WHAT TO WORK ON
Check each line of the entries below for the string "matplotlib"; copy every line where it appears.

(Saved entries)
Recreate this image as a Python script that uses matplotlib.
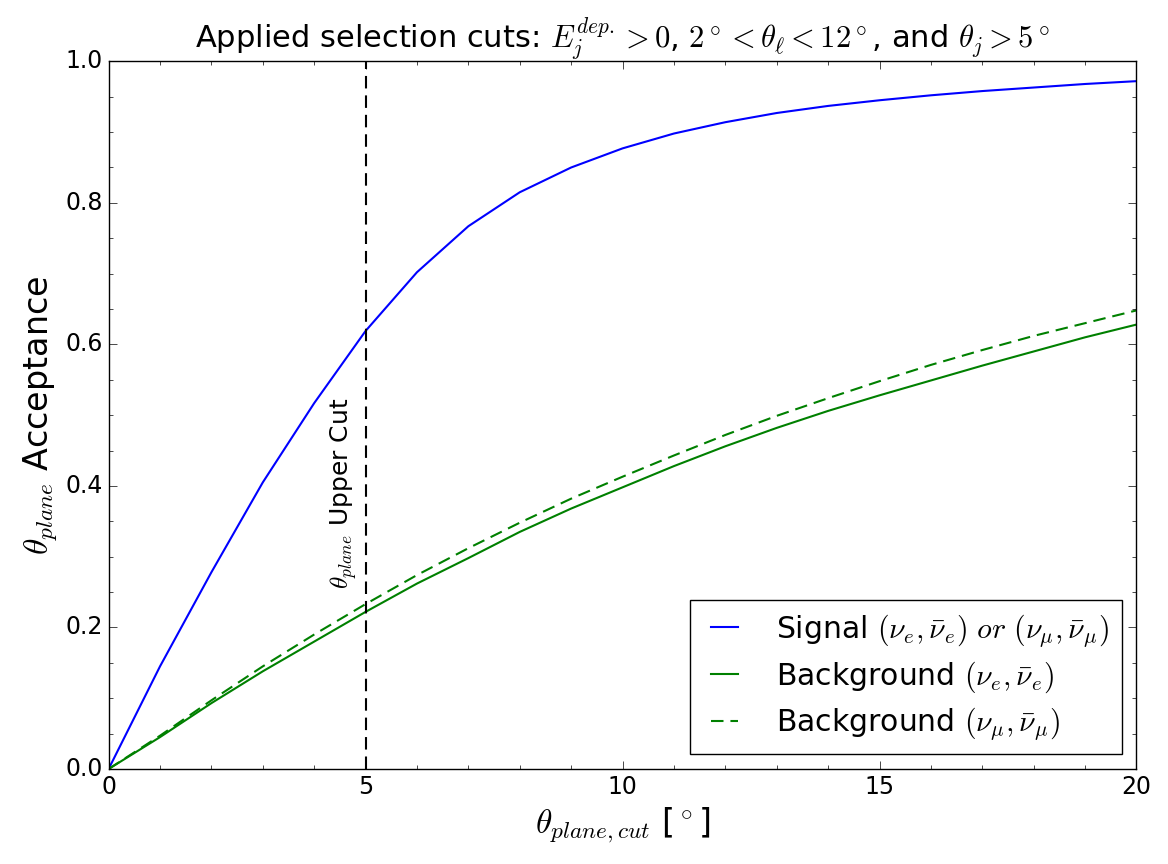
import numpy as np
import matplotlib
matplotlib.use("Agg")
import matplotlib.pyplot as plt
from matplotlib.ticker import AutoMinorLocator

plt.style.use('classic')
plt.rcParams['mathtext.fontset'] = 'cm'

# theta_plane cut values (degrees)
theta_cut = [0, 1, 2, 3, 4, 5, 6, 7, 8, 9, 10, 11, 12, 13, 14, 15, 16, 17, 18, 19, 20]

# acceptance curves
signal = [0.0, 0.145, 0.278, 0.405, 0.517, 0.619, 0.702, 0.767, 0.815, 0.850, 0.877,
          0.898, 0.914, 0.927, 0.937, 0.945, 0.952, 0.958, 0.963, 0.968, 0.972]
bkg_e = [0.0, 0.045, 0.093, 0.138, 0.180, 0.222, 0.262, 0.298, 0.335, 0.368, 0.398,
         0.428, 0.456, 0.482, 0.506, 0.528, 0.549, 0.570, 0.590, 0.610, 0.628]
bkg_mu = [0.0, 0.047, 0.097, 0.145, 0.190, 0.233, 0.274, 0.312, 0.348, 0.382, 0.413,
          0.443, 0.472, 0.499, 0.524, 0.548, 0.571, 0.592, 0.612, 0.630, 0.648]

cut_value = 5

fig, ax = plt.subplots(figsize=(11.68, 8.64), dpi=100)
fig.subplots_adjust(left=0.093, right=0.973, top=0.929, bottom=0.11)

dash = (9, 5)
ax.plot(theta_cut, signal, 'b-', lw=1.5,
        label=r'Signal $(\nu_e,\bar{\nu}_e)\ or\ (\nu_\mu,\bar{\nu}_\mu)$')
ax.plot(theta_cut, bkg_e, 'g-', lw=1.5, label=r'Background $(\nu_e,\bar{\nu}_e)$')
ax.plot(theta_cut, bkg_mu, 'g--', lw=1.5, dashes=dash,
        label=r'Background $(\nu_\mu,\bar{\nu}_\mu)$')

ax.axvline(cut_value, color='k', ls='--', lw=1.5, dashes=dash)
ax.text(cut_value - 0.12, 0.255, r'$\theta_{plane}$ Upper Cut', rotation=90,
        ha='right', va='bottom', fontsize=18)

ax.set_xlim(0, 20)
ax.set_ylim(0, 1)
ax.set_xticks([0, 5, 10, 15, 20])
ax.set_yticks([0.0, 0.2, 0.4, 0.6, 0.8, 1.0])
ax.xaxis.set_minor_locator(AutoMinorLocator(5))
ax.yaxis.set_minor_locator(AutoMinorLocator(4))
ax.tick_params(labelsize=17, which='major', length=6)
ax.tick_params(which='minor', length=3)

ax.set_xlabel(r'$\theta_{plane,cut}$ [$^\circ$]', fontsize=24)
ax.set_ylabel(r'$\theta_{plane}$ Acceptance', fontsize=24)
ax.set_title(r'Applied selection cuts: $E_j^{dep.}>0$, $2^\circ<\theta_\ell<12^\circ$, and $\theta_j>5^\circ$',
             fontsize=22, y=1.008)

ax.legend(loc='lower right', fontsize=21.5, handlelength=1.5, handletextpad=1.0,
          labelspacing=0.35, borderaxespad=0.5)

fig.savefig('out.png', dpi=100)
...
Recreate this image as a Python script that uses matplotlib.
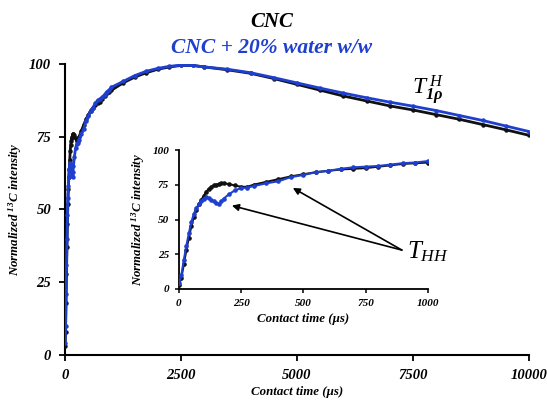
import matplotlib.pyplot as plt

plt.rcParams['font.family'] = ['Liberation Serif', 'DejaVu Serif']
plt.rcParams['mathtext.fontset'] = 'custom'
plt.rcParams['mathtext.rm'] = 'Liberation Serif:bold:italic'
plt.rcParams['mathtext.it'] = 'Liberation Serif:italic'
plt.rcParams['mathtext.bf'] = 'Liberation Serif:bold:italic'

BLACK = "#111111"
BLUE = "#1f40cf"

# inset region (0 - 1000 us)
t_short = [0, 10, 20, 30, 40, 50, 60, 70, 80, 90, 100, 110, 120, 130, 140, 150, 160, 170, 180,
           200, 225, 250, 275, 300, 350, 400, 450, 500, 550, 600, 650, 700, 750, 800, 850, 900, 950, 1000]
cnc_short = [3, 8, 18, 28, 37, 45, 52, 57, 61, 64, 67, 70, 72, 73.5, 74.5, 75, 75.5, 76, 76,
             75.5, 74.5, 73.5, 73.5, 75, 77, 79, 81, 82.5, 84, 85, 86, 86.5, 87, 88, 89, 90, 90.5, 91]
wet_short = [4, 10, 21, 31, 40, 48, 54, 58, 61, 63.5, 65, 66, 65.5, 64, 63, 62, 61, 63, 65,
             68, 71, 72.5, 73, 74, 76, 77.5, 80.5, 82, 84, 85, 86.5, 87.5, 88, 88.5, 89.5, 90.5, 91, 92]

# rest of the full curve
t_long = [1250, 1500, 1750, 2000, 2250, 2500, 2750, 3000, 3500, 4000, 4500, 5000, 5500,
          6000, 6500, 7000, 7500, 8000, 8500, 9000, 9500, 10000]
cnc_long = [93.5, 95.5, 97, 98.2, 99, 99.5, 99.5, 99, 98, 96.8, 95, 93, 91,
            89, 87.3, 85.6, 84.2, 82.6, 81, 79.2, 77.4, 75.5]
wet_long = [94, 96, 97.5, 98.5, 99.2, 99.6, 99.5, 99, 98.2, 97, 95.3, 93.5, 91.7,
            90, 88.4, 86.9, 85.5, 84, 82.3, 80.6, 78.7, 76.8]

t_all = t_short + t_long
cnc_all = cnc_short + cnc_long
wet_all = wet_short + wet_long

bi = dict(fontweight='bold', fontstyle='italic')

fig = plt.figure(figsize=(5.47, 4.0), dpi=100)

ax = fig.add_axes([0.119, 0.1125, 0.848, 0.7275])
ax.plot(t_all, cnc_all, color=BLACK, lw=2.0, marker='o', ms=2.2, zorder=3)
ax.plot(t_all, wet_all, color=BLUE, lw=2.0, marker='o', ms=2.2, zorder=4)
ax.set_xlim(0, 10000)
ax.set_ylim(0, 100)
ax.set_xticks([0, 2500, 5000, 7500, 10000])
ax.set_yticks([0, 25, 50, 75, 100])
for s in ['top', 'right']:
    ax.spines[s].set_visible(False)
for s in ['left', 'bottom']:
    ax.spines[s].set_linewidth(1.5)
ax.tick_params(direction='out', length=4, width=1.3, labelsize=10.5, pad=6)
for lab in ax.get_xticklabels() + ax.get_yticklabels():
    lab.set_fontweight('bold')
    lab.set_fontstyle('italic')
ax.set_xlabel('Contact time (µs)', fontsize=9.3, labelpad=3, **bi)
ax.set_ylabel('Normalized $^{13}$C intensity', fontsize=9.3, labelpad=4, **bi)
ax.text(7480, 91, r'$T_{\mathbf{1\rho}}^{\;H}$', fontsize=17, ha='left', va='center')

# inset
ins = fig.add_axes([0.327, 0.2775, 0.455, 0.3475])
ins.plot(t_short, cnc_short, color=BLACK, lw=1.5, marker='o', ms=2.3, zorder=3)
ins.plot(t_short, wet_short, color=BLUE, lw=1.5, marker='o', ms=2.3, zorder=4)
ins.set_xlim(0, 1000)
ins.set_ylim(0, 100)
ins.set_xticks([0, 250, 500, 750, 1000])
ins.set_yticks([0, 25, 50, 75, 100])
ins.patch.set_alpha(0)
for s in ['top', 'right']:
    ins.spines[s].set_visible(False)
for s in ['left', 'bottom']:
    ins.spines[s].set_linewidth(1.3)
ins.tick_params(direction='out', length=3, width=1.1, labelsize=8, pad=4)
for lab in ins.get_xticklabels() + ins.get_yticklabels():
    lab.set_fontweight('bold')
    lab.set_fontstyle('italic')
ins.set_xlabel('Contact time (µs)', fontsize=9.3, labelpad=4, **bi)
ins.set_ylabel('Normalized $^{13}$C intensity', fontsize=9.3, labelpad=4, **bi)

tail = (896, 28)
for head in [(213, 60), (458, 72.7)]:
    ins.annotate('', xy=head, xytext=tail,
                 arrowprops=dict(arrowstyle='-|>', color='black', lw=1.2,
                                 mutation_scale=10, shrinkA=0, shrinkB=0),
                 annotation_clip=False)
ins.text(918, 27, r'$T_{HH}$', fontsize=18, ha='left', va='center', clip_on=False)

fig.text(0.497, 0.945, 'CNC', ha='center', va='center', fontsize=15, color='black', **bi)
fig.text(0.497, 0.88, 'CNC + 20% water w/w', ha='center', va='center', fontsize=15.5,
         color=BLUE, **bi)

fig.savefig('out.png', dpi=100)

COMPLETED EXERCISE
Recreate this image as a Python script that uses matplotlib.
import matplotlib
matplotlib.use("Agg")
import matplotlib.pyplot as plt
from matplotlib.ticker import AutoMinorLocator
Recreate this image as a Python script that uses matplotlib.
import matplotlib.pyplot as plt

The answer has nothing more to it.